4. Switch to the backhand side, and repeat steps above.
Ellenbecker Says: “The advantage is that there is a lot of rotation. What we think about is that almost every shot, every movement we perform in tennis, involves a significant amount of rotation in the lower back. So if we use a rotation movement, a concept called ‘specificity,’ you actually train the body in the specific way it’s used on court. Players enjoy it, which is why you see a lot of them doing it.”
The Plank, The Plange, TV Watching
This exercise improves your core stability.
1. Assume a position on both elbows and your toes, maintaining a straight alignment.
2. Look straight down at a point slightly in front of you.
3. Maintain the pose for 30 seconds, doing several sets.
A Side Plank is a beneficial variation of the exercise, working the obliques and other side muscles.
1. Lie on your side and brace yourself on your right elbow and the outside of your right foot, again keeping a straight alignment.
2. Maintain the pose for 30 seconds, doing several sets.
3. Switch to your left side and repeat.
Ellenbecker Says: “This is really good for working the obliques, which helps to rotate the body on court.”
“In order to have a strong core, you have to go to a gym and use all sorts of fancy machines.”
Ellenbecker Says: “That’s actually quite far from true, as we’ve found it’s better to use things like the Swiss ball, medicine balls, and functional movements, which are more effective in many cases than machines. When using a machine, you’re only working in one direction.”
“A few sets of 10 sit-ups a day is enough for a strong core.”
Ellenbecker Says: “That’s just working the abdominals. You may look good, having nice-looking abs, but you won’t have the injury prevention protection that you would if you worked all areas of the core.”
“When I do sit-ups, I need my feet held to the ground by another person or a couch.”

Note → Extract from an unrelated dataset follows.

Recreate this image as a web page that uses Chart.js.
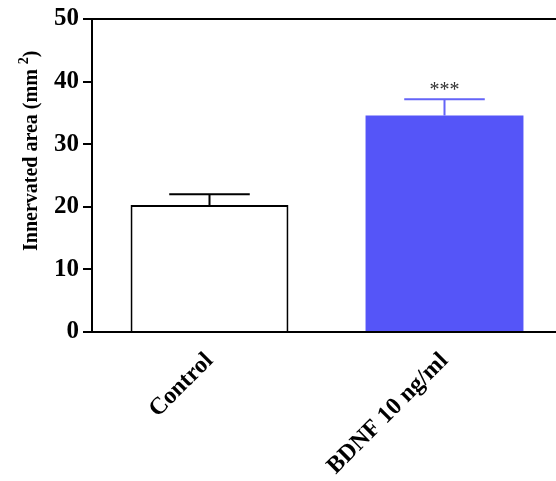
<!DOCTYPE html>
<html>
<head>
<meta charset="utf-8">
<script src="https://cdn.jsdelivr.net/npm/chart.js@4"></script>
<style>
  html, body { margin: 0; padding: 0; background: #fff; overflow: hidden; }
  #wrap { width: 570px; height: 481px; }
</style>
</head>
<body>
<div id="wrap"><canvas id="areaChart"></canvas></div>
<script>
// data
const groups = ["Control", "BDNF 10 ng/ml"];
const meanArea = [20.3, 34.6];
const semArea = [1.7, 2.6];
const marks = ["", "***"];
const yTicks = [0, 10, 20, 30, 40, 50];

const serif = "'Liberation Serif', 'Times New Roman', serif";

// error bars, top line, stars, axis title
const extras = {
  id: "extras",
  afterDatasetsDraw(chart) {
    const ctx = chart.ctx;
    const y = chart.scales.y;
    const area = chart.chartArea;
    const meta = chart.getDatasetMeta(0);
    const capColors = ["#000000", "#6464f8"];

    meta.data.forEach((bar, i) => {
      const cx = bar.x;
      const yTop = y.getPixelForValue(meanArea[i] + semArea[i]);
      const yMean = y.getPixelForValue(meanArea[i]);
      const half = bar.width * 0.255;
      ctx.save();
      ctx.strokeStyle = capColors[i];
      ctx.lineWidth = 2;
      ctx.beginPath();
      ctx.moveTo(cx, yMean);
      ctx.lineTo(cx, yTop);
      ctx.moveTo(cx - half, yTop);
      ctx.lineTo(cx + half, yTop);
      ctx.stroke();
      if (marks[i]) {
        ctx.fillStyle = "#333";
        ctx.font = "20px " + serif;
        ctx.textAlign = "center";
        ctx.textBaseline = "alphabetic";
        ctx.fillText(marks[i], cx, yTop - 3);
      }
      ctx.restore();
    });

    // top frame line
    ctx.save();
    ctx.strokeStyle = "#000";
    ctx.lineWidth = 2;
    ctx.beginPath();
    ctx.moveTo(area.left, y.getPixelForValue(50));
    ctx.lineTo(area.right, y.getPixelForValue(50));
    ctx.stroke();
    ctx.restore();

    // y title with superscript
    ctx.save();
    ctx.translate(37, 251);
    ctx.rotate(-Math.PI / 2);
    ctx.fillStyle = "#000";
    ctx.textAlign = "left";
    ctx.textBaseline = "alphabetic";
    ctx.font = "bold 20px " + serif;
    const main = "Innervated area (mm ";
    ctx.fillText(main, 0, 0);
    let w = ctx.measureText(main).width;
    ctx.font = "bold 14px " + serif;
    ctx.fillText("2", w, -9);
    w += ctx.measureText("2").width;
    ctx.font = "bold 20px " + serif;
    ctx.fillText(")", w, 0);
    ctx.restore();
  }
};

new Chart(document.getElementById("areaChart"), {
  type: "bar",
  data: {
    labels: groups,
    datasets: [{
      data: meanArea,
      backgroundColor: ["#ffffff", "#5555f8"],
      borderColor: ["#000000", "#5555f8"],
      borderWidth: [2, 0],
      borderSkipped: "bottom",
      categoryPercentage: 1,
      barPercentage: 0.672
    }]
  },
  options: {
    responsive: true,
    maintainAspectRatio: false,
    animation: false,
    layout: { padding: { left: 0, top: 18, right: 8, bottom: 0 } },
    plugins: { legend: { display: false }, tooltip: { enabled: false } },
    scales: {
      x: {
        afterFit(s) { s.height = 149; },
        grid: { display: false, drawTicks: false },
        border: { display: true, color: "#000", width: 2 },
        ticks: {
          color: "#000",
          font: { family: serif, size: 24, weight: "bold" },
          maxRotation: 45,
          minRotation: 45,
          padding: 15
        }
      },
      y: {
        min: 0,
        max: 50,
        afterFit(s) { s.width = 92; },
        afterBuildTicks(s) { s.ticks = yTicks.map(v => ({ value: v })); },
        grid: { drawOnChartArea: false, tickLength: 9, color: "#000", lineWidth: 2 },
        border: { display: true, color: "#000", width: 2 },
        ticks: {
          color: "#000",
          padding: 4,
          font: { family: serif, size: 25, weight: "bold" }
        }
      }
    }
  },
  plugins: [extras]
});
</script>
</body>
</html>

Ellenbecker Says: “What we’ve found is that when you have your feet in a fixed manner, it actually ends up using more of your hip flexors than your abdominals. What we recommend is that the feet are just on the ground or even off the ground so that it takes the hip flexors out of the exercise. Very few people, especially athletes, have weak hip flexors. You don’t want to use the hip flexors to substitute for a weak core.”